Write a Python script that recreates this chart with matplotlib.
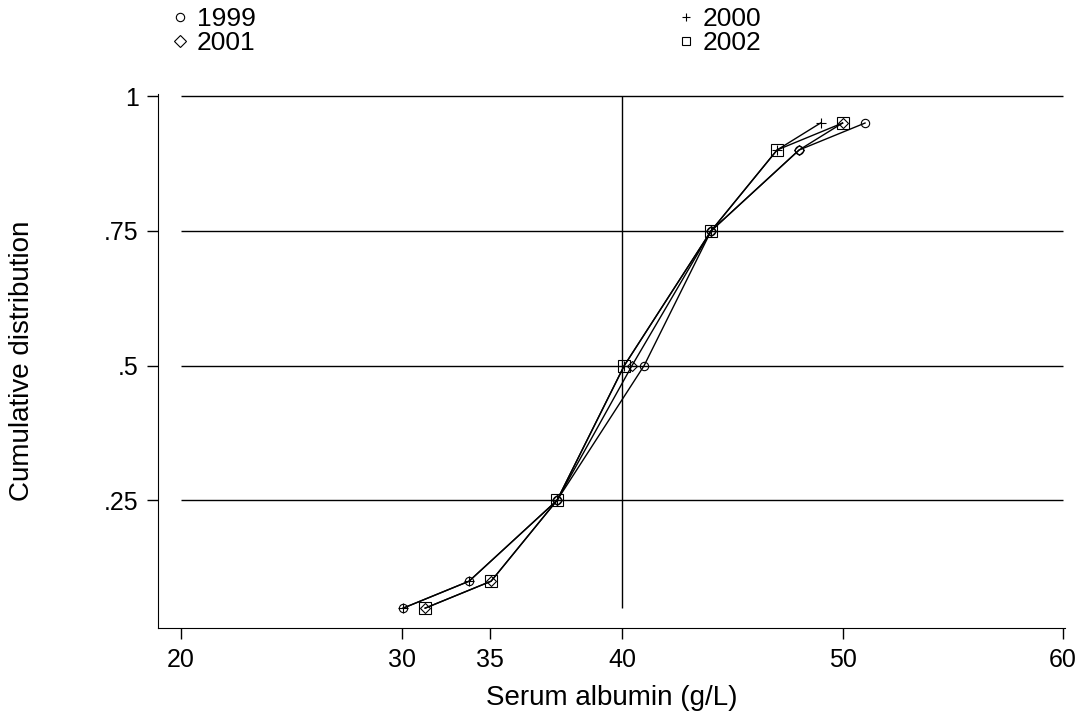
import matplotlib.pyplot as plt

plt.rcParams['font.family'] = ['Liberation Sans', 'DejaVu Sans']

cum = [0.05, 0.10, 0.25, 0.50, 0.75, 0.90, 0.95]
alb_1999 = [30.07, 33.06, 37.05, 41.0, 44.04, 48.03, 51.02]
alb_2000 = [30.07, 33.06, 37.05, 40.1, 44.04, 47.03, 49.0]
alb_2001 = [31.07, 34.06, 37.05, 40.45, 44.04, 48.03, 50.0]
alb_2002 = [31.07, 34.06, 37.05, 40.1, 44.04, 47.03, 50.0]

xticks = [20, 30, 34, 40, 50, 60]
xlabels = ['20', '30', '35', '40', '50', '60']
yticks = [0.25, 0.5, 0.75, 1.0]
ylabels = ['.25', '.5', '.75', '1']

fig = plt.figure(figsize=(10.76, 7.17), dpi=100)
ax = fig.add_axes([0.147, 0.124, 0.843, 0.745])

# grid lines and reference line at 40
ax.hlines(yticks, 20, 60, color='black', lw=1)
ax.vlines(40, 0.05, 1.0, color='black', lw=1)

l99, = ax.plot(alb_1999, cum, color='black', lw=1, marker='o', ms=6, mfc='none', mec='black', mew=0.8, label='1999')
l00, = ax.plot(alb_2000, cum, color='black', lw=1, marker='+', ms=7, mec='black', mew=0.8, label='2000')
l01, = ax.plot(alb_2001, cum, color='black', lw=1, marker='D', ms=5, mfc='none', mec='black', mew=0.8, label='2001')
l02, = ax.plot(alb_2002, cum, color='black', lw=1, marker='s', ms=9, mfc='none', mec='black', mew=0.8, label='2002')

ax.set_xlim(18.96, 60.1)
ax.set_ylim(0.013, 1.004)
ax.set_xticks(xticks)
ax.set_xticklabels(xlabels, fontsize=18)
ax.set_yticks(yticks)
ax.set_yticklabels(ylabels, fontsize=18)
ax.tick_params(length=8, width=1, pad=6)
ax.spines['top'].set_visible(False)
ax.spines['right'].set_visible(False)
ax.set_xlabel('Serum albumin (g/L)', fontsize=20, labelpad=10)
ax.set_ylabel('Cumulative distribution', fontsize=20, labelpad=50)

# column-major order so rows read 1999 2000 / 2001 2002
handles = [l99, l01, l00, l02]
leg = fig.legend(handles, [h.get_label() for h in handles], ncol=2, loc='upper left',
                 bbox_to_anchor=(0.145, 1.012), frameon=False,
                 fontsize=19, handlelength=0.6, handletextpad=0.35, columnspacing=16,
                 labelspacing=0.0, borderpad=0.1)
for h in leg.legend_handles:
    h.set_linestyle('none')
    h.set_markersize(6)

fig.savefig('out.png')
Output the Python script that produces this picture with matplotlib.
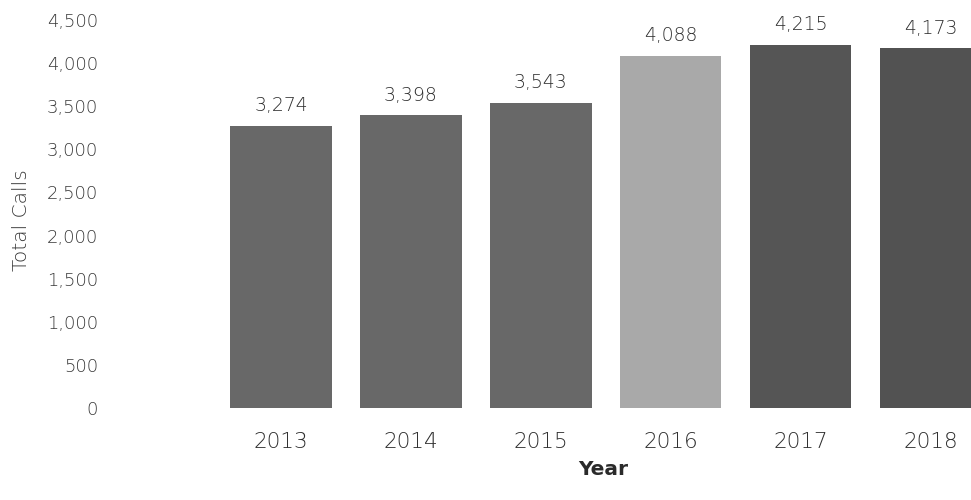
import matplotlib.pyplot as plt

years = ['2013', '2014', '2015', '2016', '2017', '2018']
calls = [3274, 3398, 3543, 4088, 4215, 4173]
bar_colors = ['#686868', '#686868', '#686868', '#a9a9a9', '#555555', '#525252']
y_ticks = [0, 500, 1000, 1500, 2000, 2500, 3000, 3500, 4000, 4500]

plt.rcParams['font.family'] = ['DejaVu Sans']

fig = plt.figure(figsize=(9.71, 5.0), dpi=100)
ax = fig.add_axes([0.118, 0.184, 0.882, 0.776])

x = range(len(years))
ax.bar(x, calls, width=0.78, color=bar_colors)
for xi, v in zip(x, calls):
    ax.text(xi, v + 120, f'{v:,}', ha='center', va='bottom', fontsize=13.5,
            color='#2e2e2e', fontweight='light')

ax.set_xlim(-1.28, 5.31)
ax.set_ylim(0, 4500)
ax.set_yticks(y_ticks)
ax.set_yticklabels([f'{t:,}' for t in y_ticks], fontsize=13, color='#383838',
                   fontweight='light')
ax.set_xticks(list(x))
ax.set_xticklabels(years, fontsize=15.5, color='#2e2e2e', fontweight='light')
ax.tick_params(length=0)
ax.tick_params(axis='x', pad=17)
ax.tick_params(axis='y', pad=12)
for s in ax.spines.values():
    s.set_visible(False)

ax.set_xlabel('Year', fontsize=14.5, fontweight='bold', color='#2a2a2a', labelpad=2)
ax.xaxis.set_label_coords(0.571, -0.135)
fig.text(0.022, 0.56, 'Total Calls', rotation=90, ha='center', va='center',
         fontsize=14.5, color='#383838', fontweight='light')

fig.savefig('out.png', dpi=100, facecolor='w')
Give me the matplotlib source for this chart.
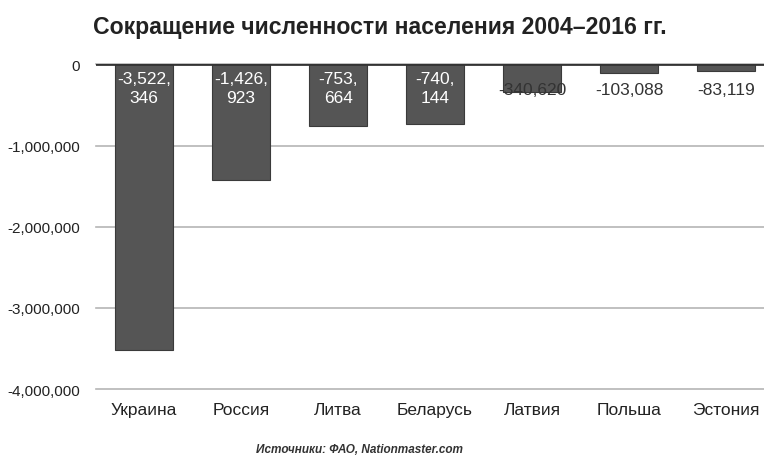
import matplotlib.pyplot as plt
from matplotlib.ticker import FuncFormatter

countries = ["Украина", "Россия", "Литва", "Беларусь", "Латвия", "Польша", "Эстония"]
decline = [-3522346, -1426923, -753664, -740144, -340620, -103088, -83119]
yticks = [0, -1000000, -2000000, -3000000, -4000000]

plt.rcParams["font.family"] = ["Liberation Sans", "DejaVu Sans"]

fig = plt.figure(figsize=(7.64, 4.6), dpi=100)
ax = fig.add_axes([0.125, 0.152, 0.889, 0.706])

x = range(len(countries))
ax.bar(x, decline, width=0.6, color="#555555", edgecolor="#3a3a3a", lw=0.8, zorder=3)

for i, v in enumerate(decline):
    s = f"{v:,}"
    if v < -700000:
        # long numbers wrap inside the bar
        head, tail = s.rsplit(",", 1)
        ax.annotate(head + ",\n" + tail, (i, 0), xytext=(0, -5),
                    textcoords="offset points", ha="center", va="top",
                    color="white", fontsize=12.5, linespacing=1.3, zorder=4)
    else:
        ax.text(i, -310000, s, ha="center", va="center",
                color="#333333", fontsize=12.5, zorder=4)

ax.set_xlim(-0.5, len(countries) - 0.5)
ax.set_ylim(-4000000, 0)
ax.set_yticks(yticks)
ax.yaxis.set_major_formatter(FuncFormatter(lambda v, p: f"{int(v):,}"))
ax.set_xticks(list(x))
ax.set_xticklabels(countries, fontsize=12.5, color="#222222")
ax.tick_params(axis="x", length=0, pad=9)
ax.tick_params(axis="y", length=0, pad=11, labelsize=11, labelcolor="#222222")

ax.grid(axis="y", color="#b5b5b5", lw=1.2, zorder=0)
for gl in ax.get_ygridlines():
    gl.set_clip_on(False)
for sp in ax.spines.values():
    sp.set_visible(False)
ax.axhline(0, color="#333333", lw=2, zorder=5)

fig.text(0.122, 0.94, "Сокращение численности населения 2004–2016 гг.",
         fontsize=16.6, fontweight="bold", color="#222222", va="center")
fig.text(0.47, 0.022, "Источники: ФАО, Nationmaster.com",
         fontsize=8.5, fontstyle="italic", fontweight="bold", color="#333333",
         ha="center", va="center")

fig.savefig("out.png", dpi=100)
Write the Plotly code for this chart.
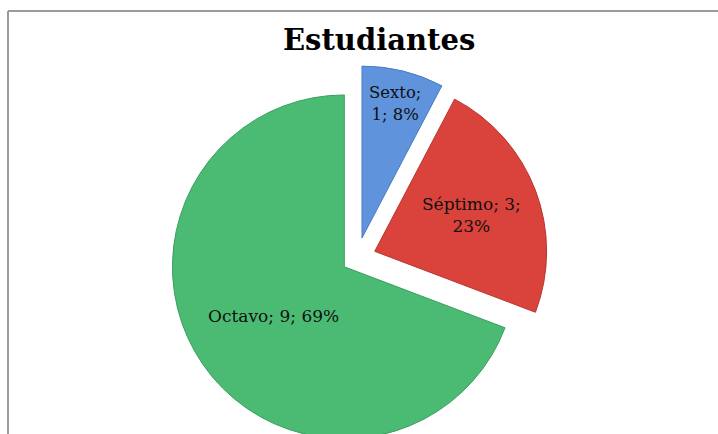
import plotly.graph_objects as go

# Students per grade
grades = ["Sexto", "Séptimo", "Octavo"]
students = [1, 3, 9]
slice_colors = ["#5f93dc", "#da433b", "#4bbb74"]
edge_colors = ["#4a7cc4", "#b8332c", "#3a9e5f"]
explode = [0.12, 0.11, 0.09]
label_templates = [
    "%{label};<br>%{value}; %{percent:.0%}",
    "%{label}; %{value};<br>%{percent:.0%}",
    "%{label}; %{value}; %{percent:.0%}",
]

W, H = 718, 520

fig = go.Figure(
    go.Pie(
        labels=grades,
        values=students,
        sort=False,
        direction="clockwise",
        rotation=0,
        pull=explode,
        marker=dict(colors=slice_colors, line=dict(color=edge_colors, width=1)),
        texttemplate=label_templates,
        textposition="inside",
        insidetextorientation="horizontal",
        textfont=dict(family="DejaVu Serif", size=17, color="#101010"),
        hoverinfo="label+value+percent",
        domain=dict(x=[0.2290, 0.7656], y=[0.1336, 0.8740]),
    )
)

frame = dict(color="#9a9a9a", width=2)
fig.update_layout(
    width=W,
    height=H,
    margin=dict(l=0, r=0, t=0, b=0),
    paper_bgcolor="white",
    plot_bgcolor="white",
    showlegend=False,
    title=dict(
        text="<b>Estudiantes</b>",
        x=0.528,
        xanchor="center",
        y=1 - 40 / H,
        yanchor="middle",
        font=dict(family="DejaVu Serif", size=29, color="black"),
    ),
    shapes=[
        dict(type="line", xref="paper", yref="paper",
             x0=8 / W, x1=1.0, y0=1 - 11 / H, y1=1 - 11 / H, line=frame),
        dict(type="line", xref="paper", yref="paper",
             x0=8 / W, x1=8 / W, y0=1 - 11 / H, y1=0.0, line=frame),
    ],
)

# The chart runs past the bottom edge of the page; clip its container.
clip_js = (
    "var gd=document.getElementById('{plot_id}');"
    "gd.parentElement.style.height='434px';"
    "gd.parentElement.style.overflow='hidden';"
    "document.body.style.margin='0';"
    "document.body.style.overflow='hidden';"
)
fig.write_html("out.html", post_script=clip_js)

What is being asked:
From the first line of the material down to the line containing "plt.rcParams['font.family'] = ['Liberation", inclusive, return each line exactly, skipping any picture.

Full solution:
Write a Python script that recreates this chart with matplotlib.
import matplotlib.pyplot as plt

plt.rcParams['font.family'] = ['Liberation Sans', 'DejaVu Sans']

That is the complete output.